"Evoking both Kafka and Conrad, Unger's character study of a broken man in a culture broken by a ravenous corporation makes compelling reading." --Booklist
"Unger does a great job with fish-out-of-water situations, as [protagonist] Samuel's travails--sometimes Kafkaesque, sometimes Laurel and Hardy--nicely pit his timidity against his growing desperation." --Publishers Weekly
The Price of Escape depicts three days in the life of Samuel Berkow, a German Jew who leaves Nazi Germany by boat in 1938 to Guatemala where his cousin Heinrich awaits his arrival. As the tramp steamer approaches Puerto Barrios, Samuel is full of hope that he will be able to remake his life in the New World. But having spent the better part of the last fifteen years recovering from his injuries in the Great War, navigating between mismatched parents and pining for Lena, the wife who abandoned him, he is ill-equipped to grapple with the malicious, often sadistic, characters that inhabit a hot, seedy port town. From the moment he gets off the boat, Samuel falls victim to them. It's only when he commits an act he never thought he was capable of that he starts the slow journey to become the man he needs to be.

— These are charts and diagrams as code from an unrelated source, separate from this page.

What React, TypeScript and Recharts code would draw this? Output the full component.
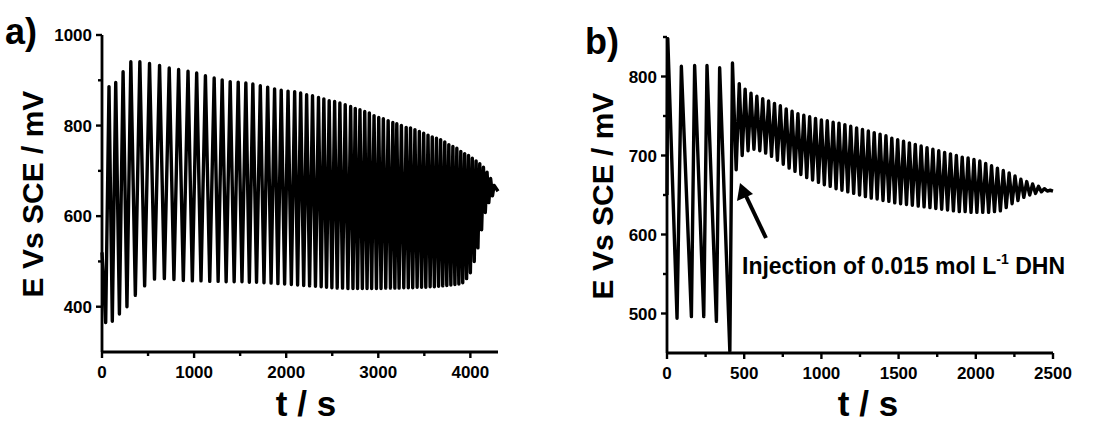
import React from 'react';
import { LineChart, Line, XAxis, YAxis } from 'recharts';

const font = '"Liberation Sans", Arial, sans-serif';

// ---- panel a) : free oscillation, t in s, E in mV
const aStart = { t: 0, e: 520 };
const aEnd = { t: 4300, e: 655 };
const aTroughT = [40, 112, 189, 271, 362, 463, 570, 677, 781, 883, 981, 1075, 1170, 1261, 1348, 1435, 1520, 1600, 1678, 1759, 1836, 1910, 1983, 2056, 2124, 2190, 2254, 2318, 2380, 2438, 2496, 2554, 2612, 2670, 2725, 2775, 2827, 2878, 2928, 2980, 3030, 3081, 3132, 3180, 3226, 3277, 3326, 3374, 3422, 3470, 3516, 3563, 3609, 3655, 3700, 3744, 3788, 3832, 3875, 3917, 3959, 4000, 4042, 4082, 4122, 4162, 4200, 4240];
const aTroughE = [365, 368, 384, 400, 425, 446, 461, 462, 460, 458, 457, 457, 456, 456, 455, 455, 455, 454, 454, 453, 452, 451, 450, 449, 448, 447, 446, 445, 444, 443, 442, 441, 441, 440, 440, 440, 440, 440, 440, 440, 440, 441, 441, 441, 441, 442, 442, 442, 443, 443, 443, 444, 444, 445, 446, 447, 448, 449, 450, 453, 462, 475, 500, 530, 570, 608, 630, 645];
const aPeakT = [76, 149, 229, 313, 411, 516, 625, 730, 832, 934, 1028, 1123, 1218, 1305, 1392, 1479, 1562, 1638, 1719, 1799, 1874, 1946, 2020, 2092, 2157, 2222, 2286, 2351, 2409, 2467, 2526, 2583, 2641, 2700, 2750, 2801, 2853, 2903, 2954, 3005, 3055, 3107, 3158, 3201, 3251, 3303, 3350, 3398, 3446, 3493, 3540, 3586, 3632, 3677, 3722, 3766, 3810, 3853, 3896, 3938, 3980, 4021, 4062, 4102, 4142, 4181, 4220, 4258];
const aPeakE = [886, 895, 919, 941, 941, 937, 933, 927, 924, 920, 916, 910, 905, 901, 897, 896, 894, 892, 888, 885, 881, 878, 876, 875, 872, 868, 866, 862, 859, 855, 853, 850, 846, 842, 838, 835, 831, 828, 822, 818, 815, 811, 807, 804, 800, 796, 795, 791, 787, 783, 779, 775, 772, 769, 764, 758, 754, 750, 743, 738, 734, 728, 722, 716, 708, 697, 683, 668];

const aXTicks = [0, 500, 1000, 1500, 2000, 2500, 3000, 3500, 4000];
const aXLabels = [0, 1000, 2000, 3000, 4000];
const aYTicks = [400, 500, 600, 700, 800, 900, 1000];
const aYLabels = [400, 600, 800, 1000];

// ---- panel b) : before / after DHN injection
const bPreT = [0, 5, 65, 93, 158, 179, 238, 259, 320, 341, 407, 424];
const bPreE = [650, 848, 494, 813, 496, 814, 496, 814, 490, 811, 452, 817];
const bEnd = { t: 2500, e: 655 };
const bTroughT = [448, 487, 525, 563, 601, 639, 677, 715, 753, 791, 829, 867, 905, 943, 981, 1019, 1057, 1095, 1133, 1171, 1209, 1247, 1285, 1323, 1361, 1399, 1437, 1475, 1513, 1551, 1589, 1627, 1665, 1703, 1741, 1779, 1817, 1855, 1893, 1931, 1969, 2007, 2045, 2083, 2121, 2159, 2197, 2235, 2273, 2311, 2349, 2387, 2425, 2463];
const bTroughE = [682, 700, 706, 708, 706, 703, 699, 694, 689, 684, 680, 676, 672, 669, 666, 663, 661, 658, 656, 654, 652, 650, 648, 646, 645, 643, 642, 640, 639, 638, 637, 636, 635, 634, 633, 632, 631, 630, 629, 629, 628, 628, 628, 628, 629, 630, 634, 639, 643, 647, 650, 652, 654, 655];
const bPeakT = [468, 506, 544, 582, 620, 658, 696, 734, 772, 810, 848, 886, 924, 962, 1000, 1038, 1076, 1114, 1152, 1190, 1228, 1266, 1304, 1342, 1380, 1418, 1456, 1494, 1532, 1570, 1608, 1646, 1684, 1722, 1760, 1798, 1836, 1874, 1912, 1950, 1988, 2026, 2064, 2102, 2140, 2178, 2216, 2254, 2292, 2330, 2368, 2406, 2444, 2482];
const bPeakE = [791, 784, 779, 775, 772, 769, 766, 763, 759, 756, 753, 751, 749, 747, 745, 744, 742, 741, 739, 737, 735, 733, 731, 729, 727, 725, 722, 720, 718, 716, 714, 712, 710, 708, 706, 704, 702, 700, 698, 697, 695, 693, 690, 687, 684, 681, 678, 674, 670, 667, 664, 661, 658, 656];

const bXTicks = [0, 250, 500, 750, 1000, 1250, 1500, 1750, 2000, 2250, 2500];
const bXLabels = [0, 500, 1000, 1500, 2000, 2500];
const bYTicks = [500, 550, 600, 650, 700, 750, 800, 850];
const bYLabels = [500, 600, 700, 800];

type Pt = { t: number; e: number };

const interleave = (troughT: number[], troughE: number[], peakT: number[], peakE: number[]) => {
  const pts: Pt[] = [];
  peakT.forEach((t, i) => {
    pts.push({ t: troughT[i], e: troughE[i] });
    pts.push({ t, e: peakE[i] });
  });
  return pts;
};

const dataA: Pt[] = [aStart, ...interleave(aTroughT, aTroughE, aPeakT, aPeakE), aEnd];
const dataB: Pt[] = [
  ...bPreT.map((t, i) => ({ t, e: bPreE[i] })),
  ...interleave(bTroughT, bTroughE, bPeakT, bPeakE),
  bEnd,
];

const xTick = (labels: number[]) => (props: any) => {
  const { x, y, payload } = props;
  const major = labels.includes(payload.value);
  return (
    <g>
      <line x1={x} x2={x} y1={y} y2={y + (major ? 6 : 4)} stroke="#000" strokeWidth={2.4} />
      {major && (
        <text x={x} y={y + 26} textAnchor="middle" fontFamily={font} fontWeight="bold" fontSize={17} fill="#000">
          {payload.value}
        </text>
      )}
    </g>
  );
};

const yTick = (labels: number[]) => (props: any) => {
  const { x, y, payload } = props;
  const major = labels.includes(payload.value);
  return (
    <g>
      <line x1={x - (major ? 6 : 4)} x2={x} y1={y} y2={y} stroke="#000" strokeWidth={2.4} />
      {major && (
        <text x={x - 10} y={y + 6} textAnchor="end" fontFamily={font} fontWeight="bold" fontSize={17} fill="#000">
          {payload.value}
        </text>
      )}
    </g>
  );
};

const axisLine = { stroke: '#000', strokeWidth: 2.8 };

const boldText = { fontFamily: font, fontWeight: 'bold' as const, fill: '#000' };

export default function App() {
  return (
    <div style={{ position: 'absolute', left: 0, top: 0, width: 1095, height: 425, background: '#fff' }}>
      <div style={{ position: 'absolute', left: 0, top: 0 }}>
        <LineChart width={520} height={425} data={dataA} margin={{ top: 35, right: 22, bottom: 0, left: 0 }}>
          <XAxis
            dataKey="t"
            type="number"
            domain={[0, 4300]}
            ticks={aXTicks}
            interval={0}
            height={73}
            tickSize={0}
            tickMargin={0}
            tickLine={false}
            axisLine={axisLine}
            tick={xTick(aXLabels)}
          />
          <YAxis
            type="number"
            domain={[300, 1000]}
            ticks={aYTicks}
            interval={0}
            width={102}
            tickSize={0}
            tickMargin={0}
            tickLine={false}
            axisLine={axisLine}
            tick={yTick(aYLabels)}
          />
          <Line
            dataKey="e"
            type="linear"
            stroke="#000"
            strokeWidth={3.4}
            strokeLinejoin="round"
            dot={false}
            isAnimationActive={false}
          />
        </LineChart>
      </div>
      <div style={{ position: 'absolute', left: 560, top: 0 }}>
        <LineChart width={535} height={425} data={dataB} margin={{ top: 37, right: 42, bottom: 0, left: 0 }}>
          <XAxis
            dataKey="t"
            type="number"
            domain={[0, 2500]}
            ticks={bXTicks}
            interval={0}
            height={72}
            tickSize={0}
            tickMargin={0}
            tickLine={false}
            axisLine={axisLine}
            tick={xTick(bXLabels)}
          />
          <YAxis
            type="number"
            domain={[450, 850]}
            ticks={bYTicks}
            interval={0}
            width={107}
            tickSize={0}
            tickMargin={0}
            tickLine={false}
            axisLine={axisLine}
            tick={yTick(bYLabels)}
          />
          <Line
            dataKey="e"
            type="linear"
            stroke="#000"
            strokeWidth={3.4}
            strokeLinejoin="round"
            dot={false}
            isAnimationActive={false}
          />
        </LineChart>
      </div>
      <svg width={1095} height={425} style={{ position: 'absolute', left: 0, top: 0, pointerEvents: 'none' }}>
        <text x={5} y={44} fontSize={36} {...boldText}>a)</text>
        <text x={585} y={54} fontSize={36} {...boldText}>b)</text>
        <text x={43} y={194} fontSize={30} textAnchor="middle" transform="rotate(-90 43 194)" {...boldText}>
          E Vs SCE / mV
        </text>
        <text x={613} y={196} fontSize={30} textAnchor="middle" transform="rotate(-90 613 196)" {...boldText}>
          E Vs SCE / mV
        </text>
        <text x={306} y={416} fontSize={35} textAnchor="middle" {...boldText}>t / s</text>
        <text x={868} y={416} fontSize={35} textAnchor="middle" {...boldText}>t / s</text>
        <line x1={766} y1={238} x2={746} y2={196} stroke="#000" strokeWidth={4} />
        <polygon points="740,183 737,201 753,194" fill="#000" />
        <text x={742} y={274} fontSize={23} {...boldText}>
          Injection of 0.015 mol L<tspan dy={-10} fontSize={14}>-1</tspan>
          <tspan dy={10}> DHN</tspan>
        </text>
      </svg>
    </div>
  );
}
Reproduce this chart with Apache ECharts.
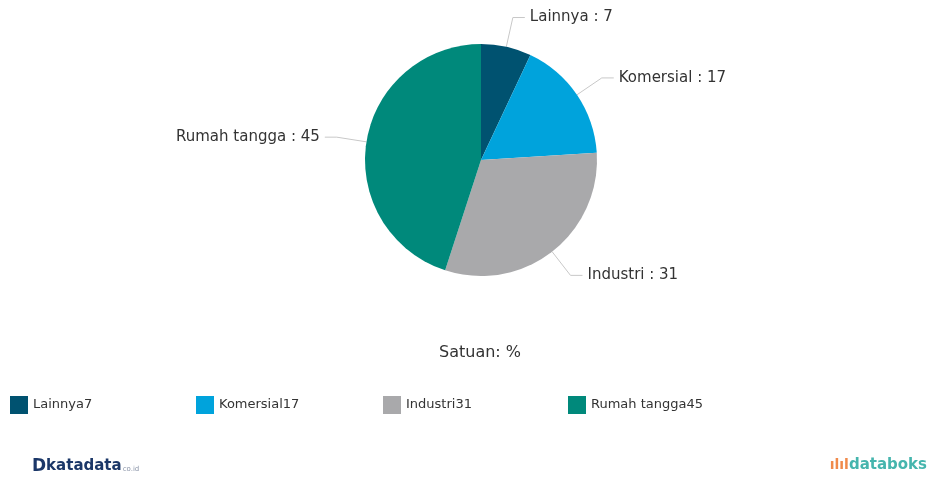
<!DOCTYPE html>
<html>
<head>
<meta charset="utf-8">
<script src="https://cdn.jsdelivr.net/npm/echarts@6/dist/echarts.min.js"></script>
<style>
  html, body { margin: 0; padding: 0; background: #fff; }
  #main { width: 930px; height: 477px; }
</style>
</head>
<body>
<div id="main"></div>
<script>
  // data
  var categories = ['Lainnya', 'Komersial', 'Industri', 'Rumah tangga'];
  var values = [7, 17, 31, 45];
  var colors = ['#005270', '#00a3dc', '#a9a9ab', '#00897b'];
  var legendLeft = [10, 196, 383, 568];

  var myChart = echarts.init(document.getElementById('main'));

  var pieData = categories.map(function (name, i) {
    return { name: name, value: values[i], itemStyle: { color: colors[i] } };
  });

  // one legend per item so the spacing stays fixed
  var legends = categories.map(function (name, i) {
    return {
      data: [name],
      left: legendLeft[i],
      top: 396,
      padding: 0,
      icon: 'rect',
      itemWidth: 18,
      itemHeight: 18,
      selectedMode: false,
      textStyle: { fontFamily: 'DejaVu Sans', fontSize: 13, color: '#333' },
      formatter: function (n) { return n + values[categories.indexOf(n)]; }
    };
  });

  var option = {
    animation: false,
    legend: legends,
    title: {
      text: 'Satuan: %',
      left: 480,
      top: 345,
      padding: 0,
      textAlign: 'center',
      textStyle: { fontFamily: 'DejaVu Sans', fontSize: 16, fontWeight: 'normal', color: '#333' }
    },
    series: [
      {
        type: 'pie',
        center: [481, 160],
        radius: 116,
        startAngle: 90,
        data: pieData,
        label: {
          formatter: '{b} : {c}',
          fontFamily: 'DejaVu Sans',
          fontSize: 15,
          color: '#333'
        },
        labelLine: {
          length: 30,
          length2: 12,
          lineStyle: { color: '#c8c8c8', width: 1 }
        }
      }
    ],
    graphic: [
      {
        type: 'text',
        left: 32,
        top: 458,
        style: {
          text: '{d|D}{k|katadata}{c|co.id}',
          rich: {
            d: { fontFamily: 'DejaVu Sans', fontSize: 17, fontWeight: 'bold', fill: '#1b3768' },
            k: { fontFamily: 'DejaVu Sans', fontSize: 15, fontWeight: 'bold', fill: '#1b3768' },
            c: { fontFamily: 'DejaVu Sans', fontSize: 7, fill: '#8a94a8', padding: [6, 0, 0, 1] }
          }
        }
      },
      {
        type: 'text',
        right: 3,
        top: 458,
        style: {
          text: '{i|ılıl}{t|databoks}',
          rich: {
            i: { fontFamily: 'DejaVu Sans', fontSize: 14, fontWeight: 'bold', fill: '#f08a4b' },
            t: { fontFamily: 'DejaVu Sans', fontSize: 15, fontWeight: 'bold', fill: '#45b5ad' }
          }
        }
      }
    ]
  };

  myChart.setOption(option);
</script>
</body>
</html>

Part character study and part riveting narrative, The Price of Escape is its own mix of Kafka, Conrad, and Celine, as Samuel stumbles to get his footing in a hostile setting. But to do that, he must contend with Alfred Lewis, the coarse and unpredictable manager of the United Fruit Company; flying snakes, pet iguanas, and frogs whose saliva causes blindness; the cruel dwarf Mr. Price, whose sole purpose in life seems to be to mock Samuel; and the host of depraved creatures--petty thieves, liars, prostitutes, defrocked priests and anti-Semites--scheming to destroy him.
The Price of Escape rushes to its dramatic climax when a crime is committed in a Chinese restaurant and readers are left unsure if Samuel will prevail.